**Provided records**.
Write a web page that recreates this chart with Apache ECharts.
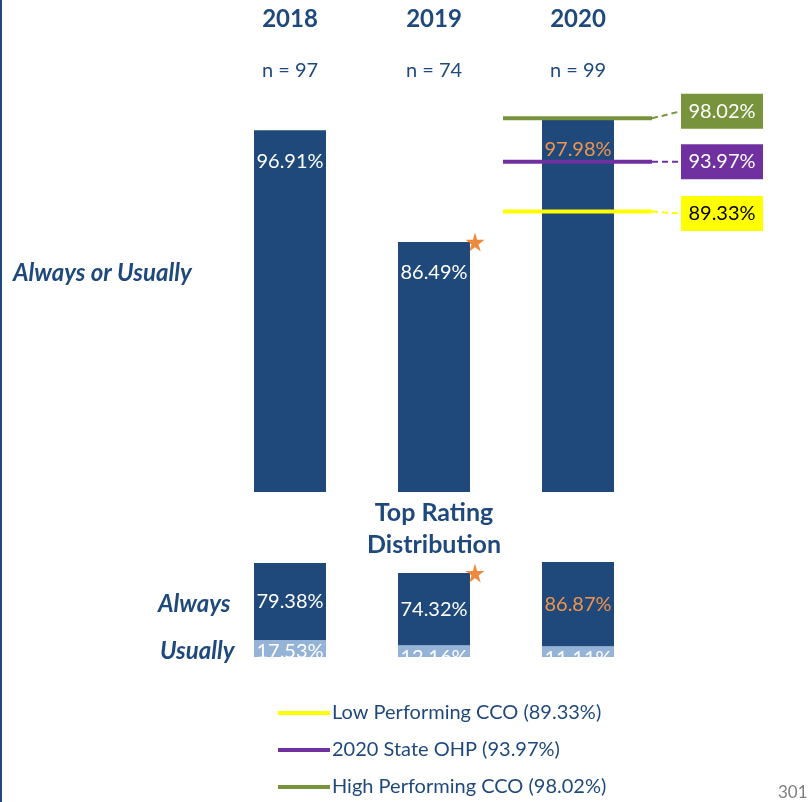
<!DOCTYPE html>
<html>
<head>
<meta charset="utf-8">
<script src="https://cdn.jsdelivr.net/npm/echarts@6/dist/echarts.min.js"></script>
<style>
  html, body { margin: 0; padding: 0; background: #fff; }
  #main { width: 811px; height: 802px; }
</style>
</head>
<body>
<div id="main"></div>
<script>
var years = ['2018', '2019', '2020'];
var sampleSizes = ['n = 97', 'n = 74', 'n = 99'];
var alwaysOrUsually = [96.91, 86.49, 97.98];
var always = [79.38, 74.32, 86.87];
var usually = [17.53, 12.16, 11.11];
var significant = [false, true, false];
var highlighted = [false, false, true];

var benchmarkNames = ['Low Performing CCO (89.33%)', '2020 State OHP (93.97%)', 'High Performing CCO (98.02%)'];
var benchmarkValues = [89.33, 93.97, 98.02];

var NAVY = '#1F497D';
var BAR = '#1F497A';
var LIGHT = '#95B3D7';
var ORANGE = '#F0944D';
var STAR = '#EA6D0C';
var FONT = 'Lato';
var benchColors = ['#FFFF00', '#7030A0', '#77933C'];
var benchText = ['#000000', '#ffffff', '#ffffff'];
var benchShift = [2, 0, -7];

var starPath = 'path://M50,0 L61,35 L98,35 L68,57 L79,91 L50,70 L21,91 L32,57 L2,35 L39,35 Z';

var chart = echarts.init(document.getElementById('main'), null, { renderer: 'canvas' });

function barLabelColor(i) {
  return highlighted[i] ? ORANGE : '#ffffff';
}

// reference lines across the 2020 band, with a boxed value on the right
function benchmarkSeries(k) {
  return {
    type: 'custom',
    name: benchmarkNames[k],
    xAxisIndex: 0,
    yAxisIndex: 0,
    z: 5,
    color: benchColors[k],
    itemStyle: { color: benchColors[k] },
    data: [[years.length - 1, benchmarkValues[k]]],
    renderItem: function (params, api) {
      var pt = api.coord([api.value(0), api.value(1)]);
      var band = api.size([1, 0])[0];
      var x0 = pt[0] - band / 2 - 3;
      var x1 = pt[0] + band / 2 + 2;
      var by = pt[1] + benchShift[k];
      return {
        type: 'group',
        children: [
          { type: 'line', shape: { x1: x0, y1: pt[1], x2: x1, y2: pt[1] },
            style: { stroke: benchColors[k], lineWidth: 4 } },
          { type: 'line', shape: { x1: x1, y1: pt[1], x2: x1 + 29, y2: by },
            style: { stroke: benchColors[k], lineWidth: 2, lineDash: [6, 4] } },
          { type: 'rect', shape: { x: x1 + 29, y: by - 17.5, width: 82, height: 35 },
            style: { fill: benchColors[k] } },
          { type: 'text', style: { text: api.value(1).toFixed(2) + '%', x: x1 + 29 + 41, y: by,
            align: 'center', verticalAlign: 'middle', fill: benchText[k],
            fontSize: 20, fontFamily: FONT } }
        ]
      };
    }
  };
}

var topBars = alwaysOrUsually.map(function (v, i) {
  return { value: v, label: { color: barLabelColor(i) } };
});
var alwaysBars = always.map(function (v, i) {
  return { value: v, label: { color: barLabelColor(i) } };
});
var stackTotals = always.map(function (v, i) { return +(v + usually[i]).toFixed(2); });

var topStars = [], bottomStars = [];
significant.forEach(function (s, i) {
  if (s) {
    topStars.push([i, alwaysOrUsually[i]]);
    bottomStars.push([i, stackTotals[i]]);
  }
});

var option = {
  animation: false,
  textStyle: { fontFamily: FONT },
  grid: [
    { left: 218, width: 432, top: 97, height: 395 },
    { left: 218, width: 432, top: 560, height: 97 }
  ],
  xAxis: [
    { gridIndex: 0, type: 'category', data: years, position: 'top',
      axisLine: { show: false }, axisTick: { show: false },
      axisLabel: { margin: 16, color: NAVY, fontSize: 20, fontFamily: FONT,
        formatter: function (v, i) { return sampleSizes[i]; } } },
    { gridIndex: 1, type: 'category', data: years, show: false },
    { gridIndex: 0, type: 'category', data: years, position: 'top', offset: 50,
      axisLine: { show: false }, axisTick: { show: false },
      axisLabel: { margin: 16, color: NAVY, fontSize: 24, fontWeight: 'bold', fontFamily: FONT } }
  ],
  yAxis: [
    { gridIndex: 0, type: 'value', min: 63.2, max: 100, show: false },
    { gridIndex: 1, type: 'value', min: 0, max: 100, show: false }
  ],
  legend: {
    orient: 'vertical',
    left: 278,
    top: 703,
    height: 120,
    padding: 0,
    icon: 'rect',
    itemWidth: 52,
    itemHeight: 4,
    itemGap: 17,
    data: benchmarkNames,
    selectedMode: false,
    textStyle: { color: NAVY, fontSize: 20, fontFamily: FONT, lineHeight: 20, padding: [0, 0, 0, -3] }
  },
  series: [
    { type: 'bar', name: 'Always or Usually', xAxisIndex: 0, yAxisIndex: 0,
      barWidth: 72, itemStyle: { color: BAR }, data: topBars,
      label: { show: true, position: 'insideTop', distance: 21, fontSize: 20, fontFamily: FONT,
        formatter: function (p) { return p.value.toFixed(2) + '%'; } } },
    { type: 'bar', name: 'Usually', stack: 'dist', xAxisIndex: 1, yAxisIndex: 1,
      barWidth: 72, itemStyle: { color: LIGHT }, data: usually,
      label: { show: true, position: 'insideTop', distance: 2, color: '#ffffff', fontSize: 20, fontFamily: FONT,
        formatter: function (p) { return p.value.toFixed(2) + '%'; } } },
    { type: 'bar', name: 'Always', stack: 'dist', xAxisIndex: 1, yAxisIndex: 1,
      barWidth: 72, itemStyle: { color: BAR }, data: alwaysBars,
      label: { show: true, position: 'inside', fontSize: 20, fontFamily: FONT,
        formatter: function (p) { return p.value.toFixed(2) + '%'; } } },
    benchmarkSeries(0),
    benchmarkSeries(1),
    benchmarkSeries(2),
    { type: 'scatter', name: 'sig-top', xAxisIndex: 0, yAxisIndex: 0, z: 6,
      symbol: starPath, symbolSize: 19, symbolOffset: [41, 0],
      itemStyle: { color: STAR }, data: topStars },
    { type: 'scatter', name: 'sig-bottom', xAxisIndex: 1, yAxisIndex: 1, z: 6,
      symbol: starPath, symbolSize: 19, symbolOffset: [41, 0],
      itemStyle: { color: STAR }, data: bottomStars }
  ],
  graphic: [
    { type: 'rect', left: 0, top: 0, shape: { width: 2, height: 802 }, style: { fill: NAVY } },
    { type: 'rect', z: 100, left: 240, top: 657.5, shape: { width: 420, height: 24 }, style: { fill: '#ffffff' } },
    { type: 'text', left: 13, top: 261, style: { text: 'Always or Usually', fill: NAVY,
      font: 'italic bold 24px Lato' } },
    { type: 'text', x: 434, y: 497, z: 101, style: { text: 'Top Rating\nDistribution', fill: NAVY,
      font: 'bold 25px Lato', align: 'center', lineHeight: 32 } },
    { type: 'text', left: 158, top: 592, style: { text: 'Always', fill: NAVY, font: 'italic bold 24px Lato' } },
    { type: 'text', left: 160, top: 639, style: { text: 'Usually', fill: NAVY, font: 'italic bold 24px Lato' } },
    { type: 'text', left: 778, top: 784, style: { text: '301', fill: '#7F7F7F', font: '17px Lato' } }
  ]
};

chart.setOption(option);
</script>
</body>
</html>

--

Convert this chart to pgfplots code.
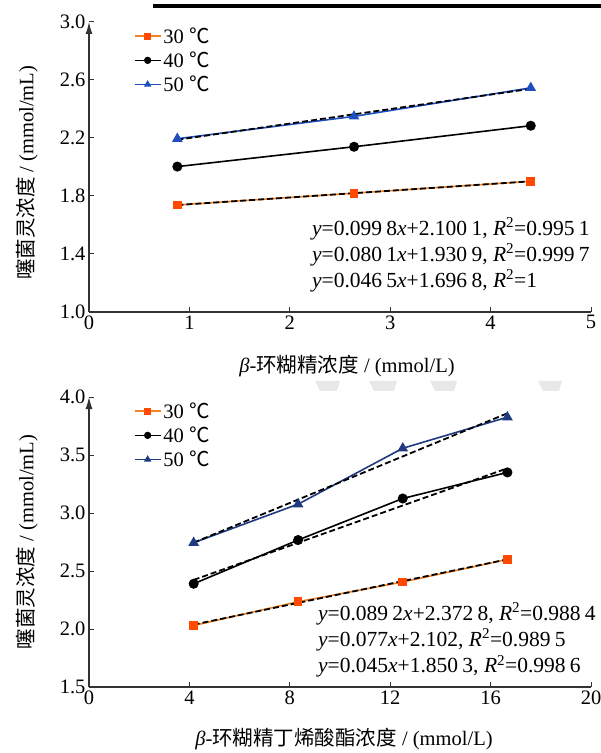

**The task**. Go back to the lines above and output, exactly as they stand, the ones from the line containing "Write a web" to the line containing "var benchShift = [2, 0, -7];". Leave all pictures behind.

**Result for this exercise**.
Write a web page that recreates this chart with Apache ECharts.
<!DOCTYPE html>
<html>
<head>
<meta charset="utf-8">
<script src="https://cdn.jsdelivr.net/npm/echarts@6/dist/echarts.min.js"></script>
<style>
  html, body { margin: 0; padding: 0; background: #fff; }
  #main { width: 811px; height: 802px; }
</style>
</head>
<body>
<div id="main"></div>
<script>
var years = ['2018', '2019', '2020'];
var sampleSizes = ['n = 97', 'n = 74', 'n = 99'];
var alwaysOrUsually = [96.91, 86.49, 97.98];
var always = [79.38, 74.32, 86.87];
var usually = [17.53, 12.16, 11.11];
var significant = [false, true, false];
var highlighted = [false, false, true];

var benchmarkNames = ['Low Performing CCO (89.33%)', '2020 State OHP (93.97%)', 'High Performing CCO (98.02%)'];
var benchmarkValues = [89.33, 93.97, 98.02];

var NAVY = '#1F497D';
var BAR = '#1F497A';
var LIGHT = '#95B3D7';
var ORANGE = '#F0944D';
var STAR = '#EA6D0C';
var FONT = 'Lato';
var benchColors = ['#FFFF00', '#7030A0', '#77933C'];
var benchText = ['#000000', '#ffffff', '#ffffff'];
var benchShift = [2, 0, -7];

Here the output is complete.